Dominique de Menil also patronized the most brilliant American couturier of the day, Charles James, whose genius for cut and structure raised his designs to the level of architecture in fabric. James’s erratic personality and lack of business acumen thwarted his ultimate success, but around 1950 he was at his peak, and the Menils’ request that he “warm up” their new house with upholstered furniture of his own design seemed a masterstroke to
everyone but the mortified Johnson.

James’s sensuously curved sofas, sectional banquettes, and poufs, covered in monochrome neutrals, fell somewhere between the antic spirit of Belter and the sleek simplicity of Mies (see Fig. 5). Perfectly scaled to the rooms for which they were tailor-made, James’s seating did not swoop as ostentatiously as those of two other mid-century American designers of upholstered furniture, Isamu Noguchi (1904–1988) and Vladimir Kagan (1927–).

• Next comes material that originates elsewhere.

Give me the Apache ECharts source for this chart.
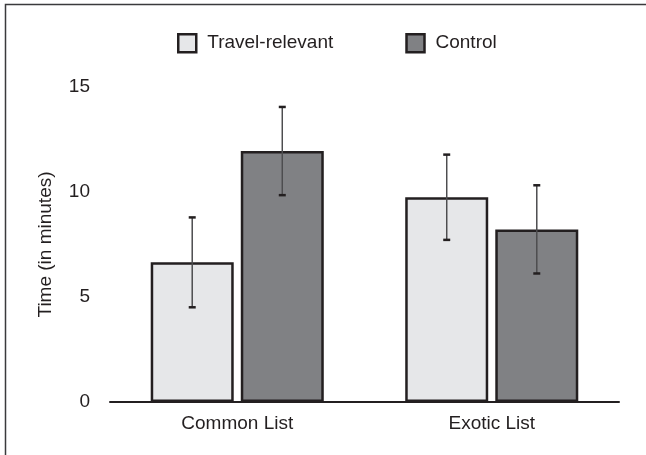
<!DOCTYPE html>
<html>
<head>
<meta charset="utf-8">
<script src="https://cdn.jsdelivr.net/npm/echarts@6/dist/echarts.min.js"></script>
<style>
  html, body { margin: 0; padding: 0; background: #fff; }
  #chart { width: 646px; height: 455px; }
</style>
</head>
<body>
<div id="chart"></div>
<script>
// 数据
const categories = ['Common List', 'Exotic List'];
const seriesNames = ['Travel-relevant', 'Control'];
const travelMean = [6.65, 9.75];
const travelErr = [2.14, 2.03];
const controlMean = [11.95, 8.22];
const controlErr = [2.1, 2.1];
const yTicks = [0, 5, 10, 15];

const barCatGap = 0.32;
const barGapRatio = 0.085;

// 误差线
function errorSeries(means, errs, side) {
    return {
        type: 'custom',
        z: 10,
        data: means.map((m, i) => [i, m - errs[i], m + errs[i]]),
        renderItem: (params, api) => {
            const band = api.size([1, 0])[0];
            const barW = band * (1 - barCatGap) / (2 + barGapRatio);
            const off = side * (barW + barW * barGapRatio) / 2;
            const lo = api.coord([api.value(0), api.value(1)]);
            const hi = api.coord([api.value(0), api.value(2)]);
            const x = lo[0] + off;
            const cap = 3.5;
            return {
                type: 'group',
                children: [
                    { type: 'line', shape: { x1: x, y1: lo[1], x2: x, y2: hi[1] },
                      style: { stroke: '#4d4d4f', lineWidth: 1.5 } },
                    { type: 'line', shape: { x1: x - cap, y1: hi[1], x2: x + cap, y2: hi[1] },
                      style: { stroke: '#231f20', lineWidth: 2.5 } },
                    { type: 'line', shape: { x1: x - cap, y1: lo[1], x2: x + cap, y2: lo[1] },
                      style: { stroke: '#231f20', lineWidth: 2.5 } }
                ]
            };
        }
    };
}

const chart = echarts.init(document.getElementById('chart'));
const font = 'Liberation Sans, Arial, sans-serif';

chart.setOption({
    animation: false,
    graphic: [{
        type: 'rect',
        shape: { x: 5.5, y: 4.5, width: 700, height: 600 },
        style: { fill: 'none', stroke: '#3a3a3c', lineWidth: 1.5 }
    }],
    legend: {
        left: 172,
        top: 28,
        itemWidth: 18,
        itemHeight: 18,
        itemGap: 72,
        icon: 'rect',
        data: seriesNames,
        itemStyle: { borderColor: '#231f20', borderWidth: 2.5 },
        textStyle: { fontFamily: font, fontSize: 19, color: '#231f20', padding: [0, 0, 0, 6] }
    },
    grid: { left: 110, right: 27, top: 87, bottom: 53 },
    xAxis: {
        type: 'category',
        data: categories,
        axisLine: { lineStyle: { color: '#231f20', width: 2 } },
        axisTick: { show: false },
        axisLabel: { fontFamily: font, fontSize: 19, color: '#231f20', margin: 12 }
    },
    yAxis: {
        type: 'value',
        min: yTicks[0],
        max: yTicks[yTicks.length - 1],
        interval: 5,
        name: 'Time (in minutes)',
        nameLocation: 'middle',
        nameGap: 55,
        nameTextStyle: { fontFamily: font, fontSize: 19, color: '#231f20' },
        axisLine: { show: false },
        axisTick: { show: false },
        splitLine: { show: false },
        axisLabel: { fontFamily: font, fontSize: 19, color: '#231f20', margin: 20 }
    },
    series: [
        {
            name: seriesNames[0],
            type: 'bar',
            data: travelMean,
            barCategoryGap: (barCatGap * 100) + '%',
            barGap: (barGapRatio * 100) + '%',
            itemStyle: { color: '#e6e7e9', borderColor: '#231f20', borderWidth: 2.5 }
        },
        {
            name: seriesNames[1],
            type: 'bar',
            data: controlMean,
            barCategoryGap: (barCatGap * 100) + '%',
            barGap: (barGapRatio * 100) + '%',
            itemStyle: { color: '#808184', borderColor: '#231f20', borderWidth: 2.5 }
        },
        errorSeries(travelMean, travelErr, -1),
        errorSeries(controlMean, controlErr, 1)
    ]
});
</script>
</body>
</html>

In addition to Belter, another sign of Victoriana’s approaching rehabilitation was the tripod-footed black-and-gold lacquered Chinese games table that James recycled as a dressing table for Dominique de Menil (Fig. 4). It brings to mind the mid-nineteenth-century japanned papier-mâché furniture of French or English origin that became newly fashionable when reintroduced as accent pieces by such French tastemakers as the master decorator Stéphane Boudin (1888–1967) of the Paris firm Maison Jansen, and the eccentric Left Bank antiquaire Madeleine Castaing (1894–1992). Menil’s table is similar to pieces selected by Boudin for the Queen’s Sitting Room at the White House during his comprehensive refurbishment during the Kennedy administration. That small chamber remains the last intact remnant of Boudin’s effort, which included two other Victorian interiors—the Treaty Room and Lincoln Sitting Room—which marked an important turning point in historical design.

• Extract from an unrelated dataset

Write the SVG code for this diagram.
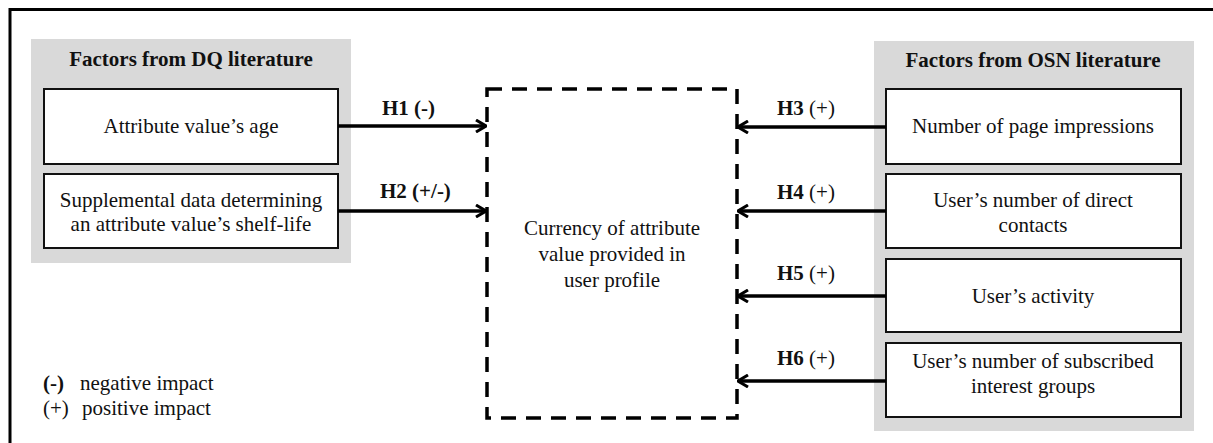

By the time Dominique de Menil died, at eighty-nine, her half-century-old residence was showing serious signs of age. The house was taken over by the Menil Collection and its contents pared down; but to give the rooms a sense of the original owners’ presence, another of their daughters, the costume designer Christophe de Menil, deployed appropriate examples of painting and sculpture—a Frank Stella (1936–) here, a John Chamberlain (1927–) there. Some found the results too stark and gallery-like, and there are plans to reinstall the still controversial James upholstered pieces in the fall.

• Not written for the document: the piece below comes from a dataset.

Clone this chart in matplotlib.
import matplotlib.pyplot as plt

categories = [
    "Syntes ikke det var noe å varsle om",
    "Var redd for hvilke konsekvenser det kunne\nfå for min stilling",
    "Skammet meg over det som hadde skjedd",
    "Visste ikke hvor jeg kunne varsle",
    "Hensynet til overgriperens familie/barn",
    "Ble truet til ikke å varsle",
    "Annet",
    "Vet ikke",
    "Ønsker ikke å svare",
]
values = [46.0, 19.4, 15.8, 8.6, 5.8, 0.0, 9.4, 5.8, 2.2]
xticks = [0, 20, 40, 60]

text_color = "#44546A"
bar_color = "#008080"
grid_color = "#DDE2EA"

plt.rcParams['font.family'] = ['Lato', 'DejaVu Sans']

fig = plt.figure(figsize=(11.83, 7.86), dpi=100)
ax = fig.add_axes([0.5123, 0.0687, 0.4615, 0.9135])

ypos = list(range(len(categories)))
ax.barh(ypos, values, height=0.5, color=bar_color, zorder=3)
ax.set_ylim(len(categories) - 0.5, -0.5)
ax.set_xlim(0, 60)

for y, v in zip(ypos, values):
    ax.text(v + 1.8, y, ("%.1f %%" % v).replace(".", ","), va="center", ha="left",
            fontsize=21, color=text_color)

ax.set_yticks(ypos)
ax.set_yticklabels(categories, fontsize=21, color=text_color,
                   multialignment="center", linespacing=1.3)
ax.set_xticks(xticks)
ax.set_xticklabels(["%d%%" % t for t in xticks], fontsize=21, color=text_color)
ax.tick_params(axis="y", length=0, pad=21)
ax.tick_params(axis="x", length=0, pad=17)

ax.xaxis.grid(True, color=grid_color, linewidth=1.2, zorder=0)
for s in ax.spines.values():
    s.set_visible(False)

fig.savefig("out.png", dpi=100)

This kind of gradual rethinking, not uncommon in historic houses of far older vintage, is likely to continue until some sort of happy medium is achieved, informed as it must be by the Menil house now being used for official entertaining on a scale that precludes certain domestic niceties. What is certain, however, is that this frequently photographed, closely scrutinized document of the high modernist style at its most rarefied and personal will continue to cast an inimitable spell on admirers well into the century beyond the one that gave it life.

* Quoted in Calvin Tompkins, “The Benefactor,” New Yorker, June 8, 1998, p. 56.